══ Extracted material

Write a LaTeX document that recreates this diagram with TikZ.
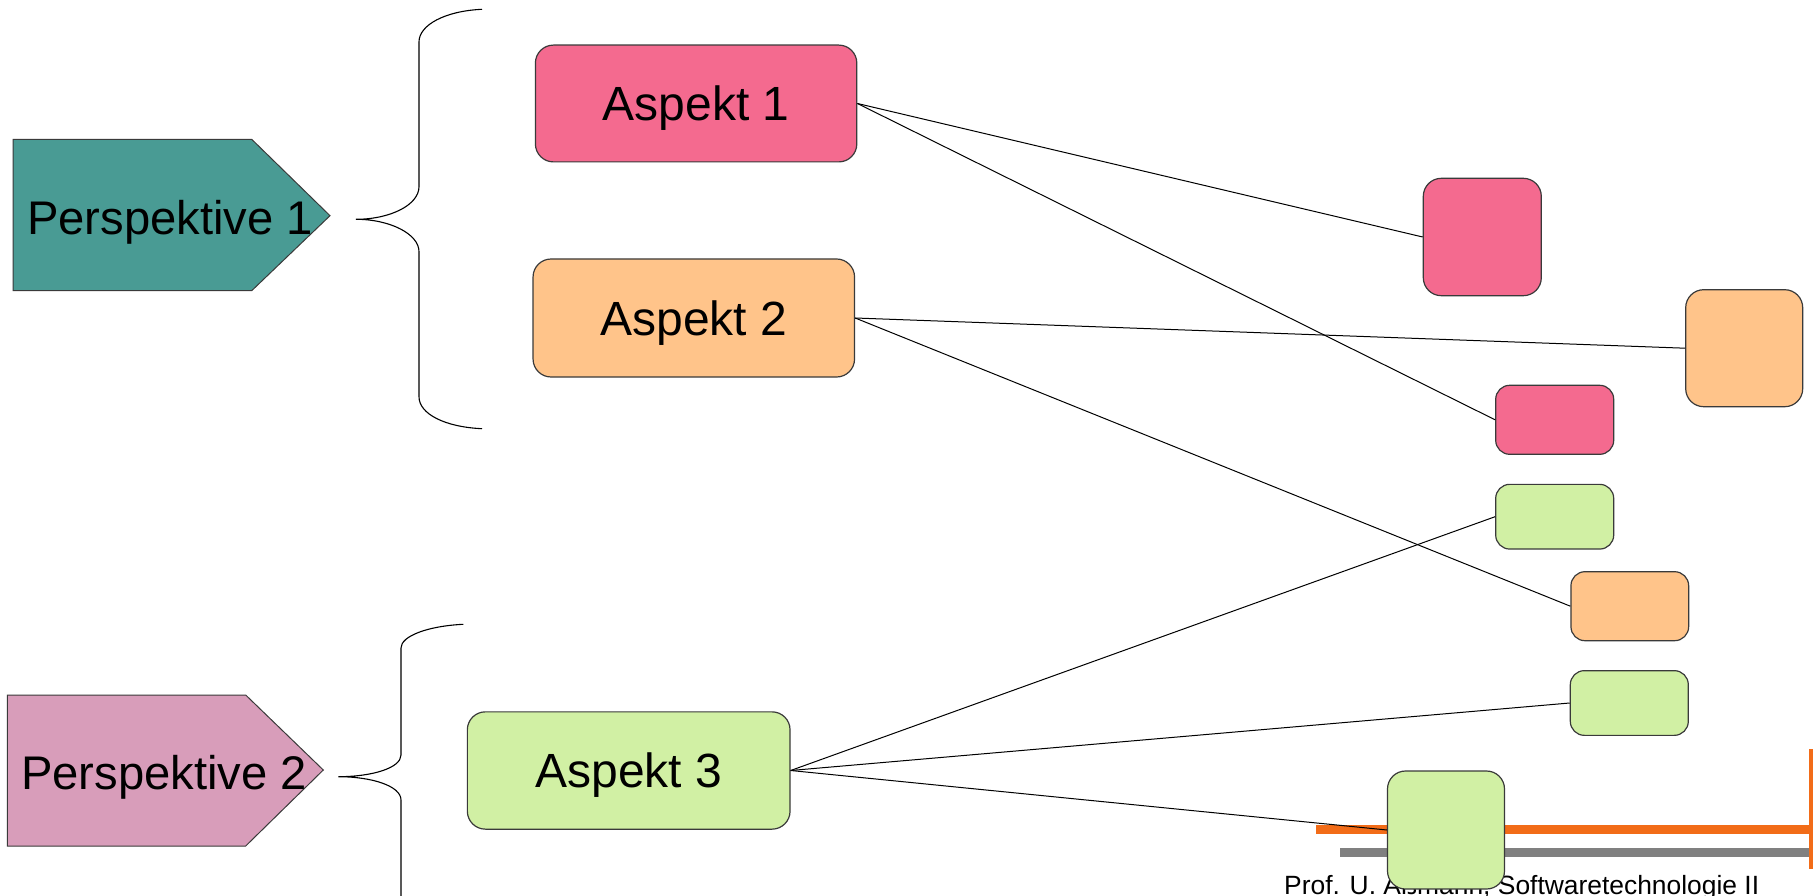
\documentclass[tikz,border=0pt]{standalone}
\usepackage{fontspec}
\setmainfont{Liberation Sans}
\definecolor{boxline}{HTML}{3A3A3A}
\definecolor{aspink}{HTML}{F46A8F}
\definecolor{asorange}{HTML}{FFC48A}
\definecolor{asgreen}{HTML}{D1F0A4}
\definecolor{perteal}{HTML}{499B94}
\definecolor{permauve}{HTML}{D89DBA}
\definecolor{barorange}{HTML}{F26C18}
\definecolor{bargray}{HTML}{808080}
\begin{document}
\begin{tikzpicture}[x=1pt,y=-1pt,
  bigfont/.style={font=\fontsize{48}{56}\selectfont},
  perfont/.style={font=\fontsize{47.2}{56}\selectfont},
  aspect/.style={draw=boxline, line width=1.2pt, rounded corners=18pt,
    inner sep=0pt, bigfont, text height=34.4pt, text depth=0pt},
  tile/.style={draw=boxline, line width=1.2pt, rounded corners=#1, inner sep=0pt},
  tile/.default=18pt,
  arrowshape/.style={draw=boxline, line width=1pt},
  brace/.style={draw=black, line width=1.1pt},
  conn/.style={draw=black, line width=1pt}]
\useasboundingbox (0,0) rectangle (1813,896);

% footer bars and author line
\fill[barorange] (1316,825) rectangle (1813,834);
\fill[bargray] (1339.5,848) rectangle (1813,857);
\fill[barorange] (1808.5,748.5) rectangle (1813,869);
\node[anchor=base west, inner sep=0pt, font=\fontsize{26.4}{30}\selectfont] (footer)
  at (1284,894) {Prof. U. Aßmann, Softwaretechnologie II};

% perspectives
\path[arrowshape, fill=perteal] (13,139.3) -- (251.7,139.3) -- (330,215.7)
  -- (251.7,290.7) -- (13,290.7) -- cycle;
\node[anchor=base, inner sep=0pt, perfont] (p1) at (170,235) {Perspektive 1};
\path[arrowshape, fill=permauve] (7.3,695) -- (245.7,695) -- (323.3,770)
  -- (245.7,846) -- (7.3,846) -- cycle;
\node[anchor=base, inner sep=0pt, perfont] (p2) at (164,789.3) {Perspektive 2};

% braces
\draw[brace] (482,9.3) .. controls (445,11) and (419,25) .. (419,42)
  -- (419,186.7) .. controls (419,205) and (390,219.3) .. (356,219.3)
  .. controls (390,219.3) and (419,234) .. (419,251.7)
  -- (419,396.7) .. controls (419,414) and (445,427) .. (482,428.7);
\draw[brace] (463.3,624.3) .. controls (428,626) and (401,636) .. (401,648)
  -- (401,755) .. controls (401,768) and (372,776.7) .. (338.3,776.7)
  .. controls (372,776.7) and (401,786) .. (401,800) -- (401,900);

% aspects
\node[aspect, fill=aspink, minimum width=321.4pt, minimum height=116.8pt]
  (a1) at (696.1,103.5) {Aspekt 1};
\node[aspect, fill=asorange, minimum width=321.5pt, minimum height=118pt]
  (a2) at (693.8,318) {Aspekt 2};
\node[aspect, fill=asgreen, minimum width=322.7pt, minimum height=117.3pt]
  (a3) at (628.7,770.5) {Aspekt 3};

% concern tiles
\node[tile, fill=aspink, minimum width=118pt, minimum height=117.4pt] (k1) at (1482.3,237) {};
\node[tile, fill=asorange, minimum width=117pt, minimum height=117pt] (k2) at (1744.2,348.2) {};
\node[tile=14pt, fill=aspink, minimum width=118pt, minimum height=69pt] (k3) at (1554.7,419.8) {};
\node[tile=14pt, fill=asgreen, minimum width=118pt, minimum height=64.7pt] (k4) at (1554.7,516.7) {};
\node[tile=14pt, fill=asorange, minimum width=117.7pt, minimum height=69pt] (k5) at (1629.8,606.2) {};
\node[tile=14pt, fill=asgreen, minimum width=118pt, minimum height=64.7pt] (k6) at (1629.3,703) {};

% connections
\draw[conn] (a1.east) -- (k1.west);
\draw[conn] (a1.east) -- (k3.west);
\draw[conn] (a2.east) -- (k2.west);
\draw[conn] (a2.east) -- (k5.west);
\draw[conn] (a3.east) -- (k4.west);
\draw[conn] (a3.east) -- (k6.west);
\node[tile, fill=asgreen, minimum width=117pt, minimum height=118pt] (k7) at (1446,830) {};
\draw[conn] (a3.east) -- (k7.west);
\end{tikzpicture}
\end{document}
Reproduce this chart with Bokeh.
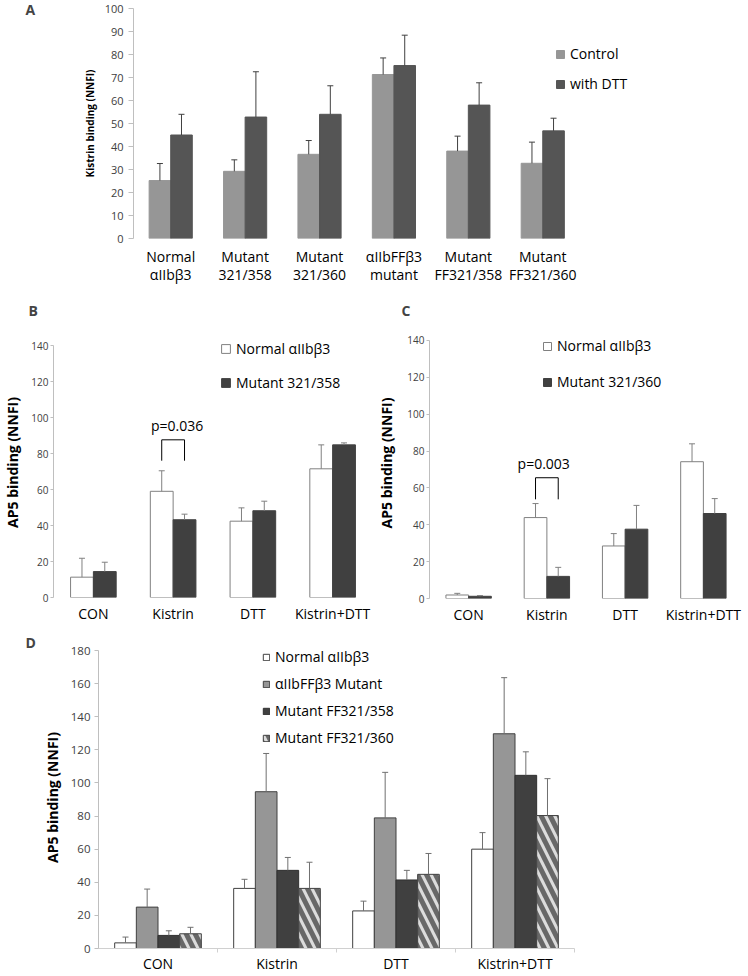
from bokeh.plotting import figure
from bokeh.layouts import column, row
from bokeh.models import (Range1d, FixedTicker, Whisker, TeeHead, Legend, LegendItem,
                          Label, ColumnDataSource)
from bokeh.core.properties import value
from bokeh.embed import file_html
from bokeh.resources import INLINE

FONT = "Open Sans"

# ---------------- data ----------------
# Panel A
a_groups = ["Normal\nαIIbβ3", "Mutant\n321/358", "Mutant\n321/360",
            "αIIbFFβ3\nmutant", "Mutant\nFF321/358", "Mutant\nFF321/360"]
a_series = ["Control", "with DTT"]
a_control = [25.2, 29.2, 36.6, 71.3, 38.0, 32.7]
a_control_err = [7.4, 5.0, 6.0, 7.2, 6.5, 9.2]
a_dtt = [45.0, 52.8, 54.0, 75.2, 58.0, 46.8]
a_dtt_err = [9.0, 19.7, 12.4, 13.2, 9.7, 5.5]
a_yticks = list(range(0, 101, 10))

# Panels B and C
bc_groups = ["CON", "Kistrin", "DTT", "Kistrin+DTT"]
bc_yticks = list(range(0, 141, 20))
b_series = ["Normal αIIbβ3", "Mutant 321/358"]
b_normal = [11.3, 59.0, 42.4, 71.5]
b_normal_err = [10.5, 11.4, 7.4, 13.3]
b_mutant = [14.4, 43.2, 48.2, 84.8]
b_mutant_err = [5.2, 3.1, 5.3, 1.1]
b_pvalue = "p=0.036"

c_series = ["Normal αIIbβ3", "Mutant 321/360"]
c_normal = [1.9, 43.9, 28.5, 74.2]
c_normal_err = [0.9, 7.6, 6.7, 9.7]
c_mutant = [1.2, 12.0, 37.6, 46.1]
c_mutant_err = [0.4, 4.9, 12.9, 8.1]
c_pvalue = "p=0.003"

# Panel D
d_groups = ["CON", "Kistrin", "DTT", "Kistrin+DTT"]
d_series = ["Normal αIIbβ3", "αIIbFFβ3 Mutant", "Mutant FF321/358", "Mutant FF321/360"]
d_normal = [3.4, 36.3, 22.7, 60.0]
d_normal_err = [3.5, 5.5, 5.9, 10.0]
d_ffmut = [25.0, 94.7, 78.9, 129.7]
d_ffmut_err = [10.9, 23.1, 27.5, 33.9]
d_ff358 = [7.9, 47.2, 41.4, 104.6]
d_ff358_err = [2.8, 7.8, 5.8, 14.2]
d_ff360 = [8.9, 36.3, 44.8, 80.3]
d_ff360_err = [3.9, 15.8, 12.6, 22.3]
d_yticks = list(range(0, 181, 20))


# ---------------- helpers ----------------
def base_fig(width, height, left, right, top, bottom, xmax, ymax, ybound, yticks,
             tick_font, tick_out, tick_standoff, title, title_font, title_standoff,
             letter, letter_offset, letter_standoff):
    p = figure(width=width, height=height, output_backend="svg", toolbar_location=None,
               x_range=Range1d(-0.5, xmax), y_range=Range1d(0, ymax),
               min_border_left=left, min_border_right=right,
               min_border_top=top, min_border_bottom=bottom)
    p.outline_line_color = None
    p.xgrid.visible = False
    p.ygrid.visible = False
    p.title.text = letter
    p.title.text_font = FONT
    p.title.text_font_style = "bold"
    p.title.text_font_size = "14px"
    p.title.align = "left"
    p.title.offset = letter_offset
    p.title.standoff = letter_standoff
    p.title.vertical_align = "bottom"
    ya = p.yaxis[0]
    ya.bounds = (0, ybound)
    ya.ticker = FixedTicker(ticks=yticks)
    ya.axis_line_color = "#bfbfbf"
    ya.major_tick_line_color = "#bfbfbf"
    ya.major_tick_out = tick_out
    ya.major_tick_in = 0
    ya.minor_tick_line_color = None
    ya.major_label_text_font = FONT
    ya.major_label_text_font_size = tick_font
    ya.major_label_text_color = "#404040"
    ya.major_label_standoff = tick_standoff
    ya.axis_label = title
    ya.axis_label_text_font = FONT
    ya.axis_label_text_font_style = "bold"
    ya.axis_label_text_font_size = title_font
    ya.axis_label_standoff = title_standoff
    ya.axis_label_text_color = "black"
    return p


def set_xaxis(p, groups, font_size, standoff, line_height, line=False):
    xa = p.xaxis[0]
    n = len(groups)
    xa.bounds = (-0.5, n - 0.5)
    xa.ticker = FixedTicker(ticks=list(range(n)),
                            minor_ticks=[i + 0.5 for i in range(n)])
    xa.major_label_overrides = {i: g for i, g in enumerate(groups)}
    xa.major_label_text_font = FONT
    xa.major_label_text_font_size = font_size
    xa.major_label_text_color = "black"
    xa.major_label_text_line_height = line_height
    xa.major_label_standoff = standoff
    xa.major_tick_line_color = None
    xa.major_tick_out = 0
    xa.major_tick_in = 0
    if line:
        xa.axis_line_color = "#d0d0d0"
        xa.minor_tick_line_color = "#d0d0d0"
        xa.minor_tick_out = 4
        xa.minor_tick_in = 0
    else:
        xa.axis_line_color = None
        xa.minor_tick_line_color = None


def bars(p, n, values, errs, offset, width, fill, line, err_color, head, **kw):
    xs = [i + offset for i in range(n)]
    tops = [v + e for v, e in zip(values, errs)]
    src = ColumnDataSource(dict(x=xs, top=values, upper=tops))
    r = p.vbar(x="x", top="top", bottom=0, width=width, source=src,
               fill_color=fill, line_color=line, line_width=1, **kw)
    p.add_layout(Whisker(source=src, base="x", lower="top", upper="upper",
                         dimension="height", line_color=err_color, line_width=1,
                         lower_head=None,
                         upper_head=TeeHead(size=head, line_color=err_color, line_width=1),
                         level="overlay"))
    return r


def add_legend(p, renderers, labels, loc, glyph, spacing, font_size):
    items = [LegendItem(label=value(l), renderers=[r]) for l, r in zip(labels, renderers)]
    lg = Legend(items=items, location=loc, padding=0, margin=0, spacing=spacing,
                glyph_width=glyph, glyph_height=glyph, label_standoff=5,
                label_text_font=FONT, label_text_font_size=font_size,
                label_text_color="black", border_line_color=None,
                background_fill_alpha=0, label_height=glyph)
    p.add_layout(lg)


def bracket(p, x0, x1, ytop, yleg, text, tx, ty):
    p.line([x0, x0, x1, x1], [yleg, ytop, ytop, yleg], line_color="black", line_width=1)
    p.add_layout(Label(x=tx, y=ty, text=text, text_font=FONT, text_font_size="14px",
                       text_align="center", text_baseline="middle", text_color="black"))


# ---------------- Panel A ----------------
# frame: x 133..700, y 8..238
pA = base_fig(748, 290, 133, 48, 8, 52, 7.12, 100, 100, a_yticks, "11px", 5, 5,
              "Kistrin binding (NNFI)", "10px", 5, "A", -108, -21)
set_xaxis(pA, a_groups, "14px", 4, 0.96)
nA = len(a_groups)
wA = 0.29
rA1 = bars(pA, nA, a_control, a_control_err, -wA / 2, wA, "#969696", "#969696", "#404040", 6)
rA2 = bars(pA, nA, a_dtt, a_dtt_err, wA / 2, wA, "#555555", "#555555", "#404040", 6)
add_legend(pA, [rA1, rA2], a_series, (422, 145), 10, 11, "14px")

# ---------------- Panel B ----------------
# frame: x 50..372, y 327..597 (140 at 345)
pB = base_fig(374, 336, 50, 2, 37, 29, 3.5, 150.0, 140, bc_yticks, "10px", 3, 2,
              "AP5 binding (NNFI)", "14px", 6, "B", -25, 16)
set_xaxis(pB, bc_groups, "14px", 2, 1.0)
wB = 0.286
rB1 = bars(pB, 4, b_normal, b_normal_err, -wB / 2, wB, "white", "#808080", "#808080", 6)
rB2 = bars(pB, 4, b_mutant, b_mutant_err, wB / 2, wB, "#404040", "#404040", "#808080", 6)
add_legend(pB, [rB1, rB2], b_series, (167, 205), 11, 15, "14px")
bracket(pB, 1 - wB / 2, 1 + wB / 2, 87.6, 76.0, b_pvalue, 1.05, 95.5)

# ---------------- Panel C ----------------
# frame: x 428..742, y 327..600 (140 at 340)
pC = base_fig(374, 336, 54, 6, 37, 26, 3.5, 147.0, 140, bc_yticks, "10px", 3, 2,
              "AP5 binding (NNFI)", "14px", 8, "C", -28, 16)
set_xaxis(pC, bc_groups, "14px", 2, 1.0)
wC = 0.29
rC1 = bars(pC, 4, c_normal, c_normal_err, -wC / 2, wC, "white", "#808080", "#808080", 6)
rC2 = bars(pC, 4, c_mutant, c_mutant_err, wC / 2, wC, "#404040", "#404040", "#808080", 6)
add_legend(pC, [rC1, rC2], c_series, (113, 207), 10, 17, "14px")
bracket(pC, 1 - wC / 2, 1 + wC / 2, 65.5, 53.8, c_pvalue, 0.96, 73.5)

# ---------------- Panel D ----------------
# frame: x 98..574, y 646..948 (180 at 650)
pD = base_fig(748, 350, 98, 174, 20, 28, 3.5, 182.42, 180, d_yticks, "11.5px", 4, 4,
              "AP5 binding (NNFI)", "14px", 6, "D", -73, -10)
set_xaxis(pD, d_groups, "14px", 1, 1.0, line=True)
wD = 0.182
rD1 = bars(pD, 4, d_normal, d_normal_err, -1.5 * wD, wD, "white", "#404040", "#707070", 6)
rD2 = bars(pD, 4, d_ffmut, d_ffmut_err, -0.5 * wD, wD, "#969696", "#404040", "#707070", 6)
rD3 = bars(pD, 4, d_ff358, d_ff358_err, 0.5 * wD, wD, "#404040", "#303030", "#707070", 6)
rD4 = bars(pD, 4, d_ff360, d_ff360_err, 1.5 * wD, wD, "#dcdcdc", "#404040", "#707070", 6,
           hatch_pattern="\\", hatch_color="#686868", hatch_weight=5, hatch_scale=18)
add_legend(pD, [rD1, rD2, rD3, rD4], d_series, (164, 201), 8, 8, "14px")

layout = column(row(pA), row(column(pB), column(pC)), row(pD))
open("out.html", "w").write(file_html(layout, INLINE))
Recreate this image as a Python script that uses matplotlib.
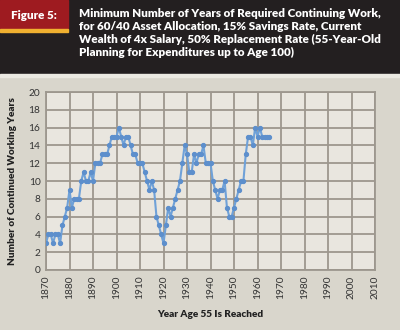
import numpy as np
import matplotlib
matplotlib.use("Agg")
import matplotlib.pyplot as plt
from matplotlib.patches import Rectangle

# years from 1870 to 1965, one point per year
years = list(range(1870, 1966))
work_years = [3, 4, 4, 3, 4, 4, 3,
              5, 6, 7, 9, 7, 8, 8, 8, 10, 11, 10, 10, 11, 10, 12, 12, 12,
              13, 13, 13, 14, 15, 15, 15, 16,
              15, 14, 15, 15, 14, 13, 13, 12, 12, 12, 11, 10, 9, 10, 9, 6, 5, 4, 3,
              5, 7, 6, 7, 8, 9, 10, 12, 14,
              13, 11, 11, 13, 12, 13, 13, 14,
              12, 12, 12, 10, 9, 8, 9, 9, 10, 7, 6, 6, 7, 8, 9, 10, 10, 13,
              15, 15, 14, 16, 15, 16, 15, 15, 15, 15]
x_ticks = list(range(1870, 2011, 10))
y_ticks = list(range(0, 21, 2))

fig_label = "Figure 5:"
title = ("Minimum Number of Years of Required Continuing Work,\n"
         "for 60/40 Asset Allocation, 15% Savings Rate, Current\n"
         "Wealth of 4x Salary, 50% Replacement Rate (55-Year-Old\n"
         "Planning for Expenditures up to Age 100)")

plt.rcParams['font.family'] = ['Lato', 'DejaVu Sans']

fig = plt.figure(figsize=(4.0, 3.3), dpi=100)
fig.patch.set_facecolor('#d9d6cc')

# header band
fig.patches.append(Rectangle((0, 0.776), 1, 0.224, transform=fig.transFigure,
                             color='#231f20', zorder=0))
fig.patches.append(Rectangle((0, 0.768), 1, 0.008, transform=fig.transFigure,
                             color='#ebe9e2', zorder=0))
fig.patches.append(Rectangle((0, 0.915), 0.17, 0.085, transform=fig.transFigure,
                             color='#9e1b20', zorder=1))
fig.patches.append(Rectangle((0, 0.903), 0.17, 0.010, transform=fig.transFigure,
                             color='#f0b030', zorder=1))

fig.text(0.028, 0.952, fig_label, color='white', fontsize=8.4, fontweight='heavy',
         va='center', ha='left')
fig.text(0.198, 0.975, title, color='white', fontsize=8.4, fontweight='heavy',
         va='top', ha='left', linespacing=1.2)

ax = fig.add_axes([0.115, 0.182, 0.8225, 0.539])
ax.set_facecolor('#e9e6df')
ax.plot(years, work_years, color='#6fa1d8', lw=1.5, marker='o', ms=2.8,
        mfc='#5d8fcc', mec='#5d8fcc', zorder=3)

ax.set_xlim(1870, 2010)
ax.set_ylim(0, 20)
ax.set_xticks(x_ticks)
ax.set_yticks(y_ticks)
ax.set_xticklabels([str(t) for t in x_ticks], rotation=90)
ax.grid(True, color='#9d978e', lw=1.3)
ax.set_axisbelow(True)
for sp in ax.spines.values():
    sp.set_color('#9d978e')
    sp.set_linewidth(1.3)
ax.tick_params(length=0, labelsize=7.3, colors='#333333', pad=4)

ax.set_ylabel("Number of Continued Working Years", fontsize=7.2, fontweight='heavy',
              color='#222222', labelpad=8)
ax.set_xlabel("Year Age 55 Is Reached", fontsize=7.2, fontweight='heavy',
              color='#222222', labelpad=8)

fig.savefig("out.png", dpi=100, facecolor=fig.get_facecolor())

════

Beginning with the line above that contains "Recreate this image" and ending with the line that contains "from matplotlib.patches import Rectangle", quote each line exactly, keeping out the pictures.

Recreate this image as a Python script that uses matplotlib.
import numpy as np
import matplotlib
matplotlib.use("Agg")
import matplotlib.pyplot as plt
from matplotlib.patches import Rectangle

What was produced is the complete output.